So why did the posts choose to split in the most unsightly location at the visible end? They split there because there are 2 exposed edge surfaces to dry plus the end which caused dimensional stress of the width. ie, the advanced drying there pulled it apart. The two face surfaces of the wood didn't matter much concerning drying rate. If you were to remove a post you would probably find the split stopped not too far below soil surface because of soil moisture.

To avoid this the lumber would need to be an estimated 6-8 percent moisture when installed and then if moisture was increased from exposure it may bow between bolts.

In my opinion this is expected in our modern high speed society and it looks just fine and very normal.


----------



## nwhomesteader (Sep 11, 2015)

There's almost always going to be one person with some scathing comment even in a diy help type forum, forget about it. The wall looks good and I'm sure will last quite a while. When it starts to rot in the future, just replace it with retaining wall blocks and you'll never have to worry about it again. 

As far as the splits, it looks like the wood was still pretty wet when sunk in concrete and the concrete curing sucked the moisture from the wood causing it to crack. It's not going to do anything to the structural integrity of the wall though. 

Looks nice with those bolts. Good job.

Sent from my SCH-I545 using Tapatalk


----------



## andy434 (Oct 8, 2015)

Thanks JustScrewIt. I didn't think it looked too bad. It's an outdoor area for the man cave inside. The plastic wood putty is a good idea. Thanks for the compliments.


----------



## andy434 (Oct 8, 2015)

ZZZZZ said:


> OP Andy, can you tell us about that rainwater collection system that you've got there? How big are thanks? How much water do you collect? How is it used?
> 
> Thanks.


The rainwater tanks hold 3000 litres. It is a requirement that we have water tanks off our sheds. (depending how big the shed is though) Council requirements. The water in these tanks will be used for washing the cars, gardening etc.


----------



## andy434 (Oct 8, 2015)

JustScrewIt said:


> @Z -- we got 55 gallon rain barrels around the building at work. It rained very briefly over about a week ago. Not torrential or anything, just a light sprinkle. All the barrels went from bone dry to overflowing within an hour.
> 
> Question for OP: Do you have a regular hose bib attached to yours? If so, does it have a decent flow rate? Because on the barrels we have at work, the water just trickles out with the bib fully open. The barrels have a screen on the top where the gutter feeds it so the bib isn't obstructed (to my knowledge...) I was thinking maybe it needs a carb or something to even out the pressure? I would've thought the water would come pouring out with all the weight, but no...

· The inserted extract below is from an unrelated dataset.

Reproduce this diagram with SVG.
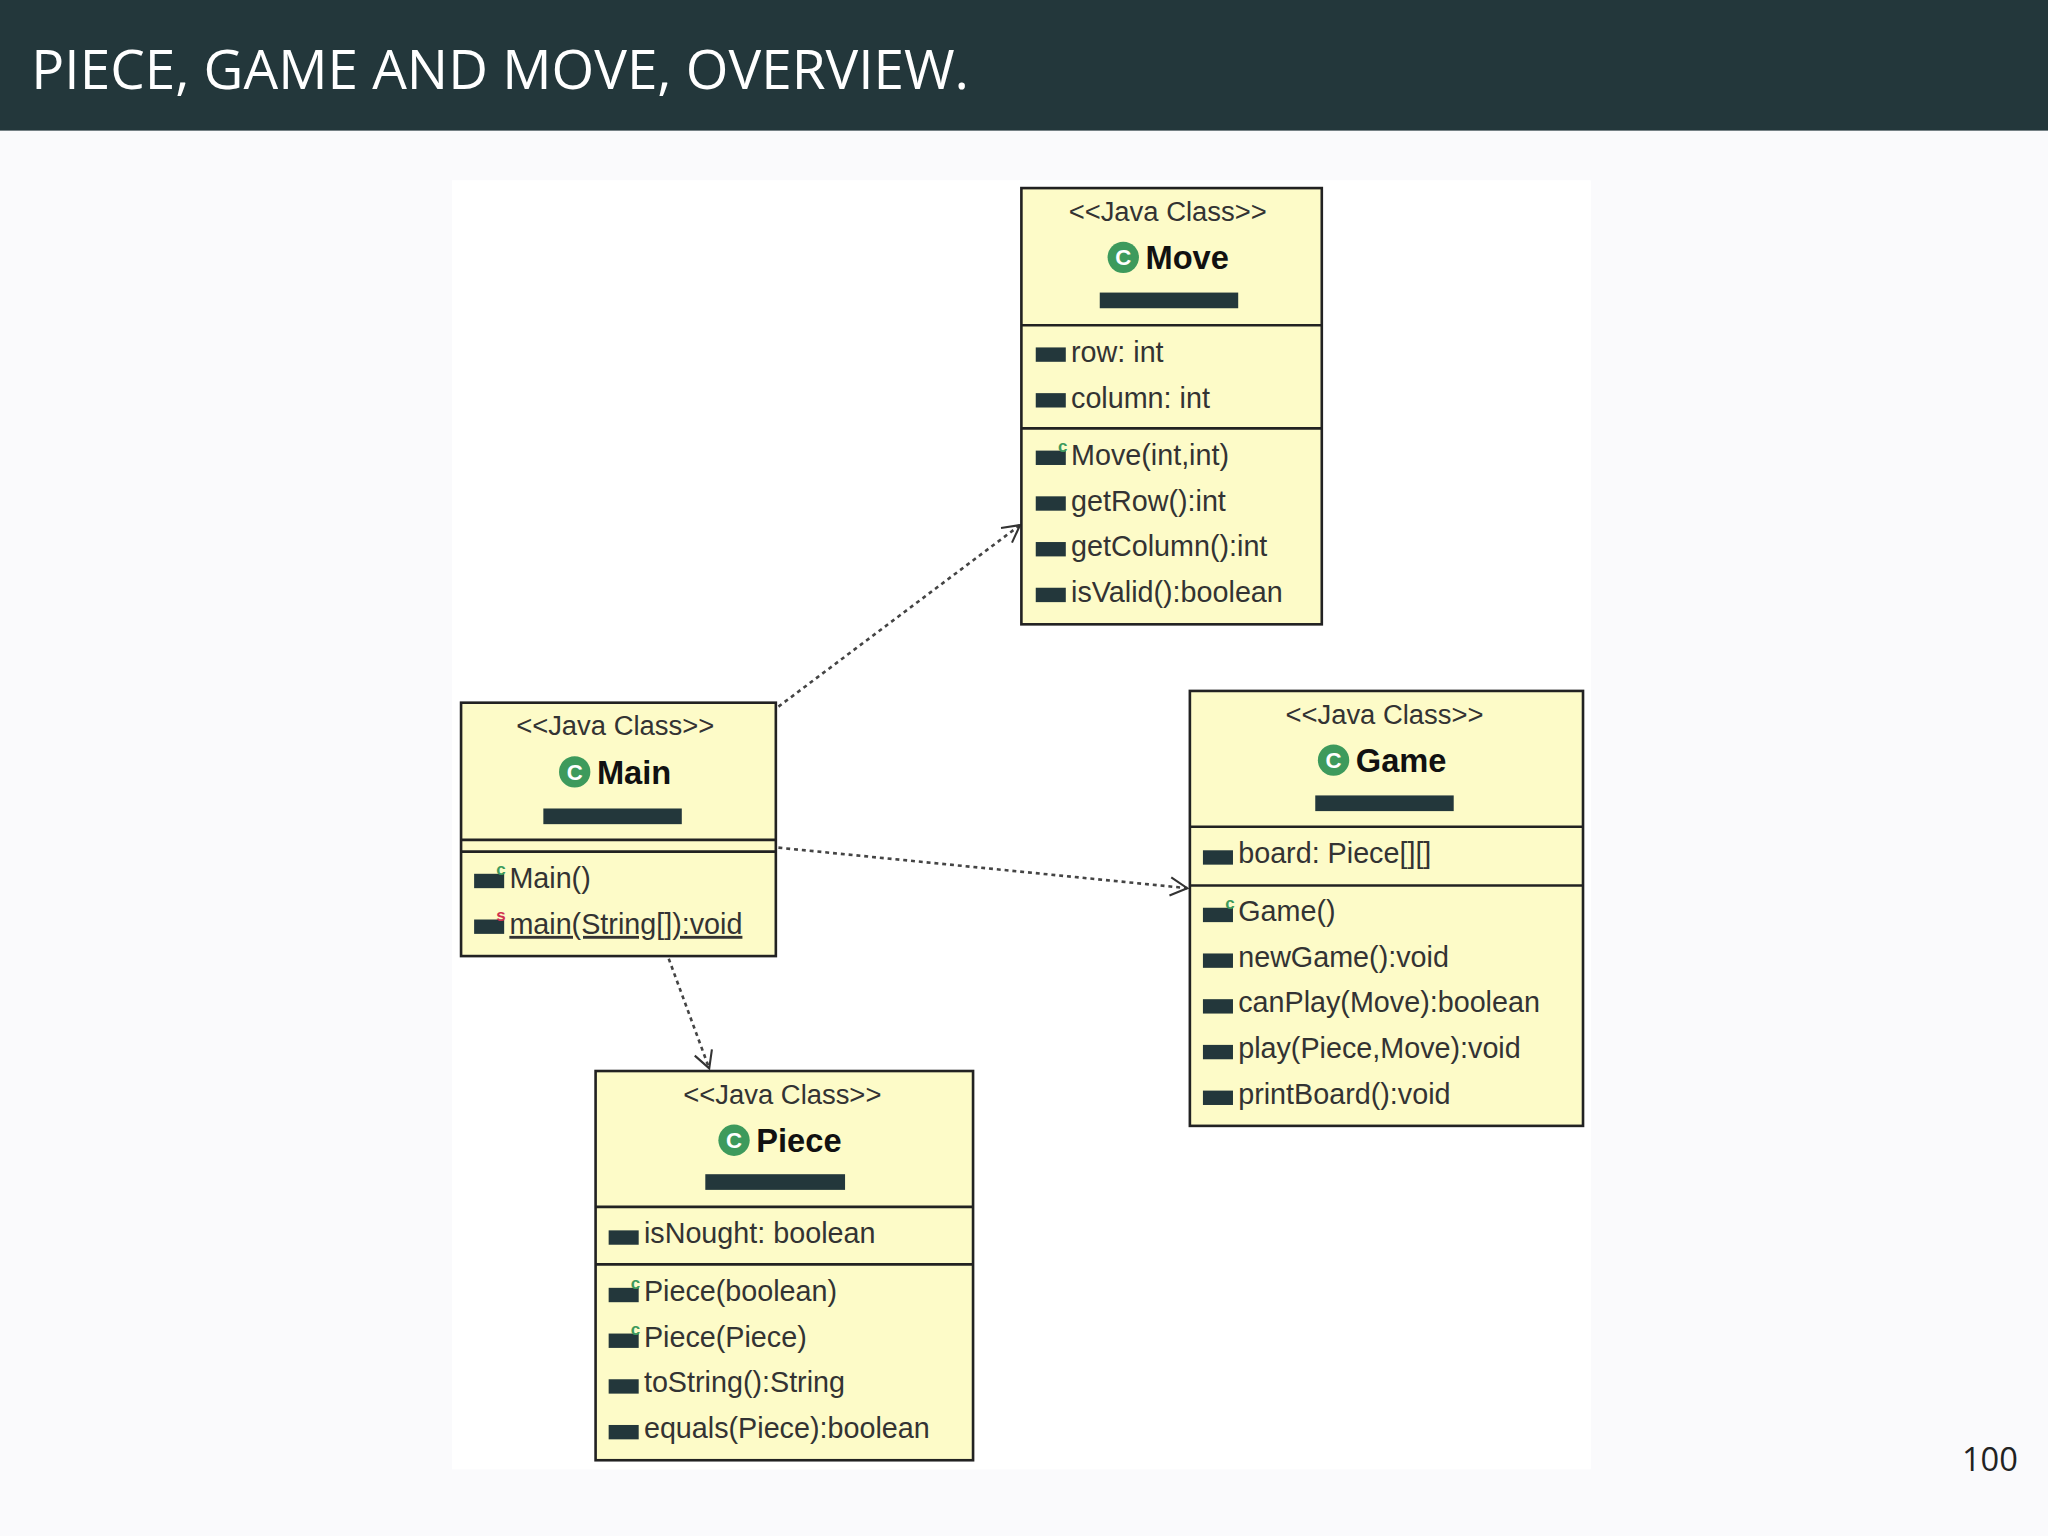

I've just connected a water pump to the tank with tap. Water pressure is strong. It wouldn't be though without the pump.


----------



## JustScrewIt (Mar 14, 2015)

andy434 said:


> Thanks JustScrewIt. I didn't think it looked too bad. It's an outdoor area for the man cave inside. The plastic wood putty is a good idea. Thanks for the compliments.


That's one helluva man cave. Tim The Toolman Taylor would be proud! :thumbup:


----------